Bitcoin
Bitcoins are created as a reward for a process known as mining.
They can be exchanged for other currencies, products, and services,but the
real-world value of the coins is extremely volatile. Research produced by the
University of Cambridge estimated that in 2017, there were 2.9 to 5.8 million
unique users using a cryptocurrency wallet, most of them using bitcoin. Users
choose to participate in the digital currency for a number of reasons:
ideologies such as commitment to anarchism, decentralization and
libertarianism, convenience, using the currency as an investment and
pseudonymity of transactions. Increased use has led to a desire among
governments for regulation in order to tax, facilitate legal use in trade and
for other reasons (such as investigations for money laundering and price
manipulation).
Bitcoin has been criticized for its use in illegal transactions,
the large amount of electricity (and thus carbon footprint) used by mining,
price volatility, and thefts from exchanges. Some economists and commentators
have characterized it as a speculative bubble at various times.
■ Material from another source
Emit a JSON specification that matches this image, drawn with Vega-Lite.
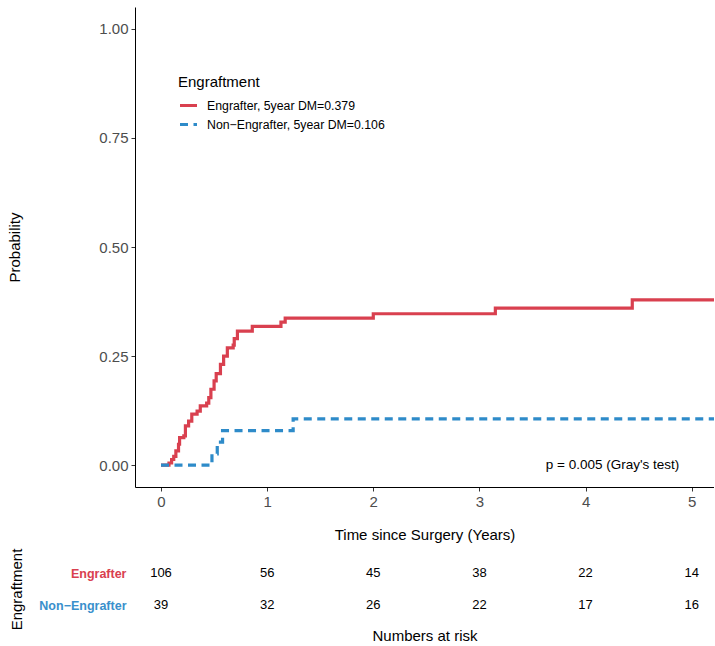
{
  "$schema": "https://vega.github.io/schema/vega-lite/v6.json",
  "padding": {"left": 7, "top": 7, "right": 0, "bottom": 0},
  "background": "white",
  "spacing": 6,
  "config": {
    "font": "Liberation Sans",
    "view": {"stroke": null},
    "axis": {"grid": false, "labelFont": "Liberation Sans", "titleFont": "Liberation Sans", "titleFontWeight": "normal", "titleColor": "black"},
    "legend": {"labelFont": "Liberation Sans", "titleFont": "Liberation Sans"}
  },
  "datasets": {
    "curves": [
      {"group": "Engrafter, 5year DM=0.379", "time": 0, "prob": 0},
      {"group": "Engrafter, 5year DM=0.379", "time": 0.075, "prob": 0.005},
      {"group": "Engrafter, 5year DM=0.379", "time": 0.1, "prob": 0.013},
      {"group": "Engrafter, 5year DM=0.379", "time": 0.12, "prob": 0.02},
      {"group": "Engrafter, 5year DM=0.379", "time": 0.14, "prob": 0.033},
      {"group": "Engrafter, 5year DM=0.379", "time": 0.165, "prob": 0.048},
      {"group": "Engrafter, 5year DM=0.379", "time": 0.175, "prob": 0.063},
      {"group": "Engrafter, 5year DM=0.379", "time": 0.215, "prob": 0.067},
      {"group": "Engrafter, 5year DM=0.379", "time": 0.23, "prob": 0.09},
      {"group": "Engrafter, 5year DM=0.379", "time": 0.26, "prob": 0.101},
      {"group": "Engrafter, 5year DM=0.379", "time": 0.29, "prob": 0.117},
      {"group": "Engrafter, 5year DM=0.379", "time": 0.34, "prob": 0.124},
      {"group": "Engrafter, 5year DM=0.379", "time": 0.37, "prob": 0.136},
      {"group": "Engrafter, 5year DM=0.379", "time": 0.43, "prob": 0.142},
      {"group": "Engrafter, 5year DM=0.379", "time": 0.45, "prob": 0.155},
      {"group": "Engrafter, 5year DM=0.379", "time": 0.47, "prob": 0.174},
      {"group": "Engrafter, 5year DM=0.379", "time": 0.5, "prob": 0.193},
      {"group": "Engrafter, 5year DM=0.379", "time": 0.52, "prob": 0.21},
      {"group": "Engrafter, 5year DM=0.379", "time": 0.56, "prob": 0.231},
      {"group": "Engrafter, 5year DM=0.379", "time": 0.59, "prob": 0.25},
      {"group": "Engrafter, 5year DM=0.379", "time": 0.625, "prob": 0.269},
      {"group": "Engrafter, 5year DM=0.379", "time": 0.68, "prob": 0.275},
      {"group": "Engrafter, 5year DM=0.379", "time": 0.69, "prob": 0.29},
      {"group": "Engrafter, 5year DM=0.379", "time": 0.72, "prob": 0.307},
      {"group": "Engrafter, 5year DM=0.379", "time": 0.86, "prob": 0.318},
      {"group": "Engrafter, 5year DM=0.379", "time": 1.13, "prob": 0.328},
      {"group": "Engrafter, 5year DM=0.379", "time": 1.17, "prob": 0.337},
      {"group": "Engrafter, 5year DM=0.379", "time": 2.0, "prob": 0.347},
      {"group": "Engrafter, 5year DM=0.379", "time": 3.15, "prob": 0.36},
      {"group": "Engrafter, 5year DM=0.379", "time": 4.44, "prob": 0.379},
      {"group": "Engrafter, 5year DM=0.379", "time": 5.3, "prob": 0.379},
      {"group": "Non−Engrafter, 5year DM=0.106", "time": 0, "prob": 0},
      {"group": "Non−Engrafter, 5year DM=0.106", "time": 0.48, "prob": 0.026},
      {"group": "Non−Engrafter, 5year DM=0.106", "time": 0.53, "prob": 0.053},
      {"group": "Non−Engrafter, 5year DM=0.106", "time": 0.58, "prob": 0.079},
      {"group": "Non−Engrafter, 5year DM=0.106", "time": 1.245, "prob": 0.106},
      {"group": "Non−Engrafter, 5year DM=0.106", "time": 5.3, "prob": 0.106}
    ],
    "risk": [
      {"group": "Engrafter", "time": 0, "n": 106},
      {"group": "Engrafter", "time": 1, "n": 56},
      {"group": "Engrafter", "time": 2, "n": 45},
      {"group": "Engrafter", "time": 3, "n": 38},
      {"group": "Engrafter", "time": 4, "n": 22},
      {"group": "Engrafter", "time": 5, "n": 14},
      {"group": "Non−Engrafter", "time": 0, "n": 39},
      {"group": "Non−Engrafter", "time": 1, "n": 32},
      {"group": "Non−Engrafter", "time": 2, "n": 26},
      {"group": "Non−Engrafter", "time": 3, "n": 22},
      {"group": "Non−Engrafter", "time": 4, "n": 17},
      {"group": "Non−Engrafter", "time": 5, "n": 16}
    ]
  },
  "vconcat": [
    {
      "width": 579,
      "height": 480,
      "layer": [
        {
          "data": {"name": "curves"},
          "mark": {"type": "line", "interpolate": "step-after", "strokeWidth": 3.2, "clip": true, "strokeCap": "butt"},
          "encoding": {
            "x": {
              "field": "time", "type": "quantitative",
              "scale": {"domain": [-0.245, 5.21], "nice": false, "zero": false},
              "axis": {"values": [0, 1, 2, 3, 4, 5], "format": "d", "title": "Time since Surgery (Years)", "labelFontSize": 15, "labelColor": "#4D4D4D", "titleFontSize": 15, "tickSize": 4, "tickColor": "#333333", "domainColor": "black", "domainWidth": 1, "labelPadding": 3, "titlePadding": 18, "labelFlush": false}
            },
            "y": {
              "field": "prob", "type": "quantitative",
              "scale": {"domain": [-0.05, 1.05], "nice": false, "zero": false},
              "axis": {"values": [0, 0.25, 0.5, 0.75, 1], "format": ".2f", "title": "Probability", "labelFontSize": 15, "labelColor": "#4D4D4D", "titleFontSize": 15, "tickSize": 4, "tickColor": "#333333", "domainColor": "black", "domainWidth": 1, "labelPadding": 3, "titlePadding": 76, "labelFlush": false}
            },
            "color": {
              "field": "group", "type": "nominal",
              "scale": {"domain": ["Engrafter, 5year DM=0.379", "Non−Engrafter, 5year DM=0.106"], "range": ["#D9404F", "#2E8BC9"]},
              "legend": {"title": "Engraftment", "orient": "none", "legendX": 43, "legendY": 68, "titleFontSize": 15, "titleFontWeight": "normal", "titleColor": "black", "titlePadding": 5, "labelFontSize": 12.3, "labelLimit": 0, "labelColor": "black", "symbolType": "stroke", "symbolStrokeWidth": 3.2, "symbolSize": 289, "rowPadding": 2, "labelOffset": 8}
            },
            "strokeDash": {
              "field": "group", "type": "nominal",
              "scale": {"domain": ["Engrafter, 5year DM=0.379", "Non−Engrafter, 5year DM=0.106"], "range": [[1, 0], [8, 5.5]]},
              "legend": {"title": "Engraftment", "orient": "none", "legendX": 43, "legendY": 68, "titleFontSize": 15, "titleFontWeight": "normal", "titleColor": "black", "titlePadding": 5, "labelFontSize": 12.3, "labelLimit": 0, "labelColor": "black", "symbolType": "stroke", "symbolStrokeWidth": 3.2, "symbolSize": 289, "rowPadding": 2, "labelOffset": 8}
            }
          }
        },
        {
          "data": {"values": [{}]},
          "mark": {"type": "text", "align": "left", "baseline": "middle", "fontSize": 13.5, "color": "black"},
          "encoding": {
            "x": {"datum": 3.625, "type": "quantitative"},
            "y": {"datum": 0, "type": "quantitative"},
            "text": {"value": "p = 0.005 (Gray's test)"}
          }
        }
      ]
    },
    {
      "width": 579,
      "height": 64,
      "data": {"name": "risk"},
      "mark": {"type": "text", "fontSize": 13, "color": "black", "baseline": "middle"},
      "encoding": {
        "x": {
          "field": "time", "type": "quantitative",
          "scale": {"domain": [-0.245, 5.21], "nice": false, "zero": false},
          "axis": {"labels": false, "ticks": false, "domain": false, "title": "Numbers at risk", "titleFontSize": 15, "titlePadding": 7}
        },
        "y": {
          "field": "group", "type": "nominal",
          "scale": {"type": "point", "domain": ["Engrafter", "Non−Engrafter"], "padding": 0.5},
          "axis": {"title": "Engraftment", "titleFontSize": 15, "labelFontSize": 12.5, "labelFontWeight": "bold", "labelColor": {"condition": {"test": "datum.value === 'Engrafter'", "value": "#D9404F"}, "value": "#3A90CC"}, "ticks": false, "domain": false, "labelPadding": 9, "titlePadding": 14}
        },
        "text": {"field": "n", "type": "quantitative"}
      }
    }
  ]
}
Bitcoin has
also been used as an investment, although several regulatory agencies have
issued investor alerts about bitcoin.
The word bitcoin was defined in a white paper published on 31
October 2008. It is a compound of the words bit and coin.No uniform convention
for bitcoin capitalization exists; some sources use Bitcoin, capitalized, to
refer to the technology and network and bitcoin, lowercase, for the unit of
account.The Wall Street Journal,The Chronicle of Higher Education, and the
Oxford English Dictionary advocate the
use of lowercase bitcoin in all cases.